begin RAW DATA
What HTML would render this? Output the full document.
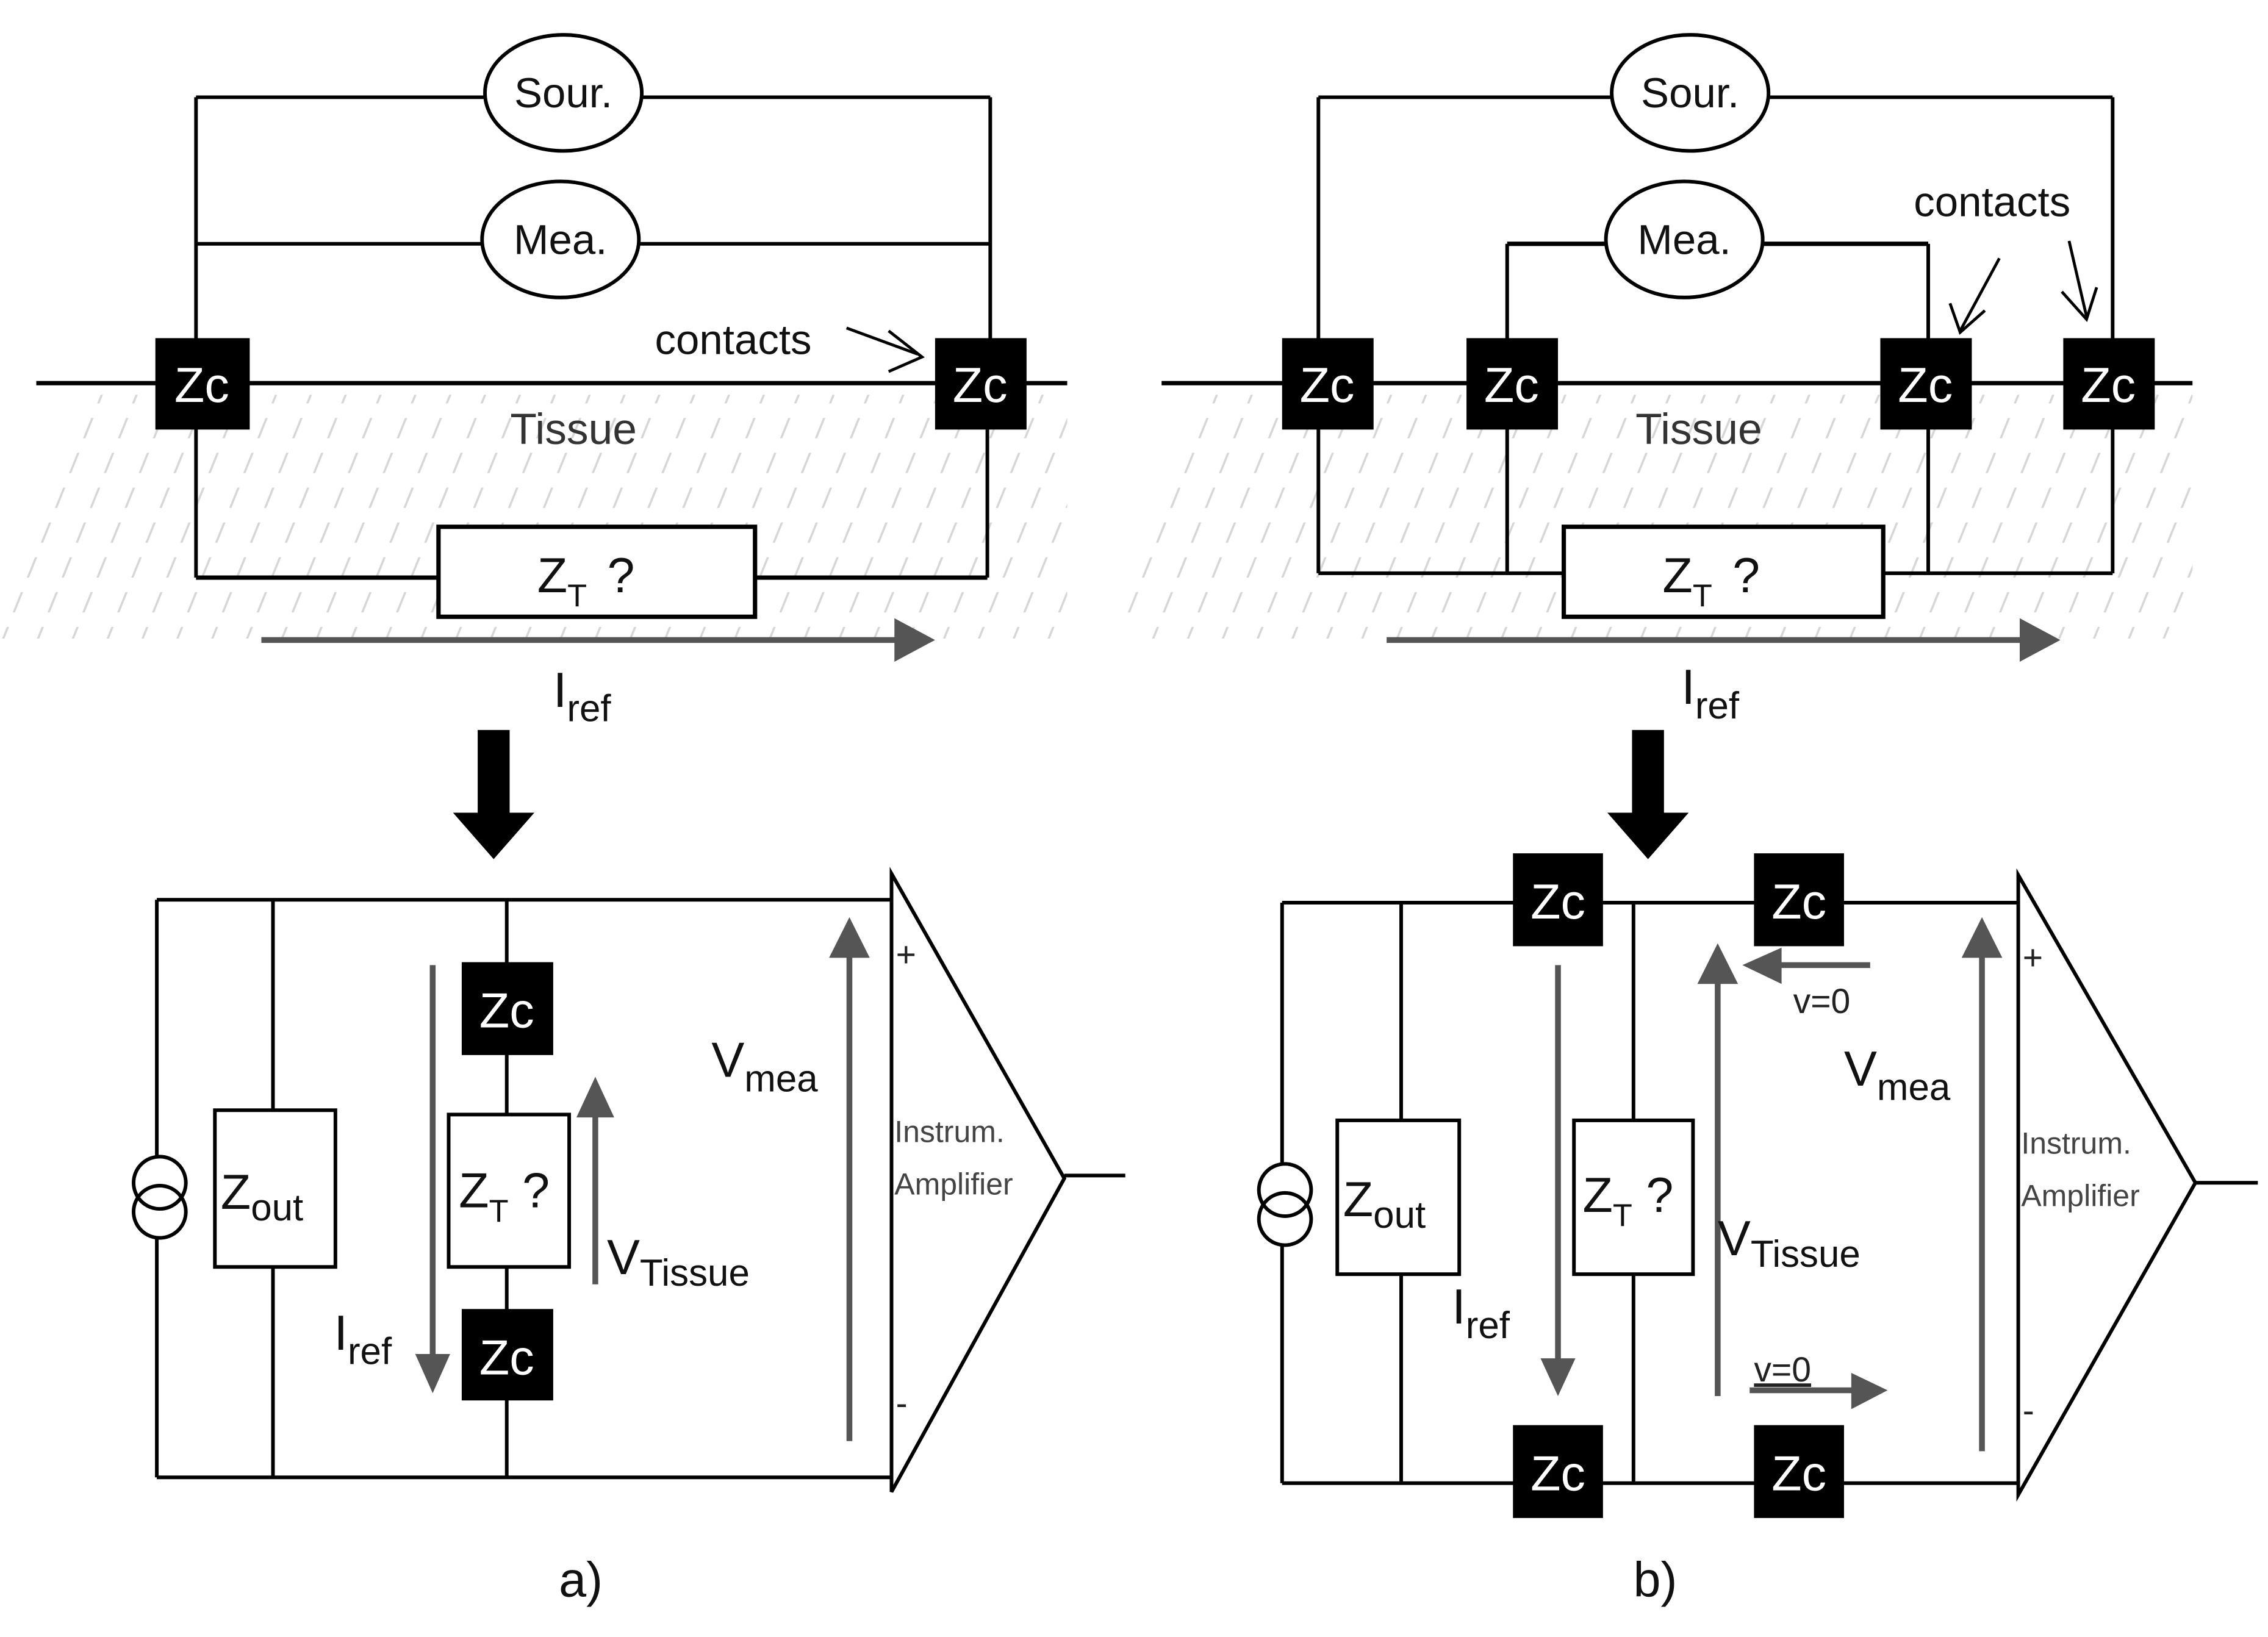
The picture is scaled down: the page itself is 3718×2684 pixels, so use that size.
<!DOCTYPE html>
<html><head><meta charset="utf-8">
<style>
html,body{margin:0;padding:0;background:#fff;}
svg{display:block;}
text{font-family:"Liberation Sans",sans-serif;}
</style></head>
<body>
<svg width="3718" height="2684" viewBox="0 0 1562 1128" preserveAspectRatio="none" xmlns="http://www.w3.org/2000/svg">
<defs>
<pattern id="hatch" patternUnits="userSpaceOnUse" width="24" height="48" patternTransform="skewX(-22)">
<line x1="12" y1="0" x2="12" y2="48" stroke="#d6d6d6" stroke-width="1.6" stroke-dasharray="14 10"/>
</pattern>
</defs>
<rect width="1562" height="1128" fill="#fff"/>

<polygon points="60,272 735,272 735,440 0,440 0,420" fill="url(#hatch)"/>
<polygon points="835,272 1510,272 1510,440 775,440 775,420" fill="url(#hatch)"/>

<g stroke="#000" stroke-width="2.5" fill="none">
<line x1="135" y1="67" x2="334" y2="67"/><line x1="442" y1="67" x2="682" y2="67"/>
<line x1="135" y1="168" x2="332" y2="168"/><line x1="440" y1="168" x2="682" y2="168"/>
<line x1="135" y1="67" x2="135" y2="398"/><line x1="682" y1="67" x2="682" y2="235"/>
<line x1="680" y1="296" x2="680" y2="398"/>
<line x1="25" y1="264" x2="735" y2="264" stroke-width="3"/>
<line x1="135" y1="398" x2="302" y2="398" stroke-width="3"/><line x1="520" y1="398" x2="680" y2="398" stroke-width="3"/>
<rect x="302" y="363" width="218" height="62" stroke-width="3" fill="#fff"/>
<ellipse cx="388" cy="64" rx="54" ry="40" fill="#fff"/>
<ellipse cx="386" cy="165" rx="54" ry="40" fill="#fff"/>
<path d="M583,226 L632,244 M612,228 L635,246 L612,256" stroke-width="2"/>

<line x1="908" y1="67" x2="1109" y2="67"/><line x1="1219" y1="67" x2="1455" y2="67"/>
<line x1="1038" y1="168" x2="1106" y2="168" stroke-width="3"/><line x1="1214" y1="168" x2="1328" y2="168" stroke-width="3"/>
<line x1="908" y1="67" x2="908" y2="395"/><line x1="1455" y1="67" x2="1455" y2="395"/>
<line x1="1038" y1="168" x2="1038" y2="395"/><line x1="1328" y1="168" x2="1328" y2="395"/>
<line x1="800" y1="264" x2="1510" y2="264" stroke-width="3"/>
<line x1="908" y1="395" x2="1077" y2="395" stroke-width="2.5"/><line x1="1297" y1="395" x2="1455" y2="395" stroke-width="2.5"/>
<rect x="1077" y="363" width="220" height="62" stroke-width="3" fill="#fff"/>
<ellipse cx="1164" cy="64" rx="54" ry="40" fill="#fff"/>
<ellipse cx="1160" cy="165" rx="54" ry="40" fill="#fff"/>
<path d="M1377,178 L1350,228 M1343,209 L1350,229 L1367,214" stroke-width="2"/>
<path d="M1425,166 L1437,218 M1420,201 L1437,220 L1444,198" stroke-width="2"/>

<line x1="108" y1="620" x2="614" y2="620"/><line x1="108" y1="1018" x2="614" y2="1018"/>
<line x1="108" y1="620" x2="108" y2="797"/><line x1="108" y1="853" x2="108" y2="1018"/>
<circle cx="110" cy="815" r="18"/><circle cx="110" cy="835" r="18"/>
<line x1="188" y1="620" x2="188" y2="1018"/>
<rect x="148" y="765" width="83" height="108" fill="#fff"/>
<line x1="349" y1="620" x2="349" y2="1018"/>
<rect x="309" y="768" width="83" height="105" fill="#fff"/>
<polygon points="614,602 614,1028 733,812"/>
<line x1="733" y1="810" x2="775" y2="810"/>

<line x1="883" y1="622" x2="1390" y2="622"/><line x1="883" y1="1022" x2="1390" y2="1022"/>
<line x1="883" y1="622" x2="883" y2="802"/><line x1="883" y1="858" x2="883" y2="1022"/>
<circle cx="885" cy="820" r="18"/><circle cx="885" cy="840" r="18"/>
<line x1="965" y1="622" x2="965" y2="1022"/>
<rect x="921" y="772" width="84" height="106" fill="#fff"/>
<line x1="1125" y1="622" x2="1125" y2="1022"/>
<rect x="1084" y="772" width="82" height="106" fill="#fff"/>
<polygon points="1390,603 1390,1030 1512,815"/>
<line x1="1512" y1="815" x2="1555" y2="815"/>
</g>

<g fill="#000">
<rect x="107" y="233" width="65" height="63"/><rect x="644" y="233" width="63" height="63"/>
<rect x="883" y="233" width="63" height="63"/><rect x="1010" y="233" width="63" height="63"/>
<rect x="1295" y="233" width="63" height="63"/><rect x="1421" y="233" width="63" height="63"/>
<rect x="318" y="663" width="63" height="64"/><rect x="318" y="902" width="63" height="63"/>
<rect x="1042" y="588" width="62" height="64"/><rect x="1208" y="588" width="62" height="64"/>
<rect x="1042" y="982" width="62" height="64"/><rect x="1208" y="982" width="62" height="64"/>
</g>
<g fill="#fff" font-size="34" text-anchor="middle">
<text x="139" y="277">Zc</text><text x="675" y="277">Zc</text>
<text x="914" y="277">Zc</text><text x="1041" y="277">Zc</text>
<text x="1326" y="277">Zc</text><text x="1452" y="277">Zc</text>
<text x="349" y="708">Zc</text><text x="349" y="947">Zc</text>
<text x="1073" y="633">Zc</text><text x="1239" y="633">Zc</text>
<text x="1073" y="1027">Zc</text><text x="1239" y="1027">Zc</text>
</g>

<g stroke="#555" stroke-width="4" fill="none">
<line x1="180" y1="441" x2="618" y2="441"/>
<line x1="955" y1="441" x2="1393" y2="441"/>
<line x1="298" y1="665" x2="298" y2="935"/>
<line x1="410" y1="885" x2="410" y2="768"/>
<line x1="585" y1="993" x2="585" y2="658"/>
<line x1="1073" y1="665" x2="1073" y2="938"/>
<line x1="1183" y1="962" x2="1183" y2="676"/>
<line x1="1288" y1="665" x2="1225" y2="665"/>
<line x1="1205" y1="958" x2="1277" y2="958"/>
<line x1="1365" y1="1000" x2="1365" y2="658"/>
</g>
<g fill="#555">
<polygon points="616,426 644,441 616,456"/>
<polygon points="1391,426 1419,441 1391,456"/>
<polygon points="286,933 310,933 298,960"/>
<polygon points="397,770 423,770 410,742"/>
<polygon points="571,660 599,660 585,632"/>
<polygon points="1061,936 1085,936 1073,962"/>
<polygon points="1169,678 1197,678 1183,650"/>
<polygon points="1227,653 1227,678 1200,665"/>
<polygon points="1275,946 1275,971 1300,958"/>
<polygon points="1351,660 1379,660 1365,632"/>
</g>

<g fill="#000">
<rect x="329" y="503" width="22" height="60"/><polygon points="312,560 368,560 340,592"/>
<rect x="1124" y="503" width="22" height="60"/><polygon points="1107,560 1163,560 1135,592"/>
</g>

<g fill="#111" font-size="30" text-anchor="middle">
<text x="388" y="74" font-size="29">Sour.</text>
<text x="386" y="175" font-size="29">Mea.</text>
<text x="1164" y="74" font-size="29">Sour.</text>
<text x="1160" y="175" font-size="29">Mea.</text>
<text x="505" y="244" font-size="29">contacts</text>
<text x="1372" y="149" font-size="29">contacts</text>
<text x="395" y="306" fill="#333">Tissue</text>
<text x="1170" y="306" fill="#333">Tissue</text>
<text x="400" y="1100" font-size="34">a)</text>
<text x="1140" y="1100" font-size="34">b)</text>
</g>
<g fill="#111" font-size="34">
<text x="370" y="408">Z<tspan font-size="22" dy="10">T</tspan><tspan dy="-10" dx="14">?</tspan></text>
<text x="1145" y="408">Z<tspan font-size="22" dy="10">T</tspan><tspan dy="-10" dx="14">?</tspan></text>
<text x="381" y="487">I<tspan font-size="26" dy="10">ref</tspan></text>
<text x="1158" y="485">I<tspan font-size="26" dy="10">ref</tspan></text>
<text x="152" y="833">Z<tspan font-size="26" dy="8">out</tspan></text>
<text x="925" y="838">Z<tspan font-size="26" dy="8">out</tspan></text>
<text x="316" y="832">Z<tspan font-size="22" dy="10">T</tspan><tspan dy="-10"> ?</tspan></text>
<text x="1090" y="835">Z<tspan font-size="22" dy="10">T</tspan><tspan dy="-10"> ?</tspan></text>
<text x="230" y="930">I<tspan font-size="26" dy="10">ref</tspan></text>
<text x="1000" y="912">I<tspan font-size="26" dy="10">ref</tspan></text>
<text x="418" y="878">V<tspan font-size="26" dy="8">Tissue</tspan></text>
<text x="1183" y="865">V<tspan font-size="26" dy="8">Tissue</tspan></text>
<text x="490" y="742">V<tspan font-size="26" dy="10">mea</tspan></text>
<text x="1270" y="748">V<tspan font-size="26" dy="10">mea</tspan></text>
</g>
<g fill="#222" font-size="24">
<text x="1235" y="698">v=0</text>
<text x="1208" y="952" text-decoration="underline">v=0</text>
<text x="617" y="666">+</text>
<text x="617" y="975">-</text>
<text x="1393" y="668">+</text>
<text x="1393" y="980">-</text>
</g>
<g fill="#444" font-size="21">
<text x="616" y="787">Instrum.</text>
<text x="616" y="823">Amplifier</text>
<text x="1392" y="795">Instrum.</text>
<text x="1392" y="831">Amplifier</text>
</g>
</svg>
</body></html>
end RAW DATA
▸ PROBLEM TO WORK ON
Repeat the listing above from its first line through the line that contains "1510,272 1510,440 775,440", both included, and nothing more. Drop the pictures.

▸ PROBLEM SOLUTION
What HTML would render this? Output the full document.
The picture is scaled down: the page itself is 3718×2684 pixels, so use that size.
<!DOCTYPE html>
<html><head><meta charset="utf-8">
<style>
html,body{margin:0;padding:0;background:#fff;}
svg{display:block;}
text{font-family:"Liberation Sans",sans-serif;}
</style></head>
<body>
<svg width="3718" height="2684" viewBox="0 0 1562 1128" preserveAspectRatio="none" xmlns="http://www.w3.org/2000/svg">
<defs>
<pattern id="hatch" patternUnits="userSpaceOnUse" width="24" height="48" patternTransform="skewX(-22)">
<line x1="12" y1="0" x2="12" y2="48" stroke="#d6d6d6" stroke-width="1.6" stroke-dasharray="14 10"/>
</pattern>
</defs>
<rect width="1562" height="1128" fill="#fff"/>

<polygon points="60,272 735,272 735,440 0,440 0,420" fill="url(#hatch)"/>
<polygon points="835,272 1510,272 1510,440 775,440 775,420" fill="url(#hatch)"/>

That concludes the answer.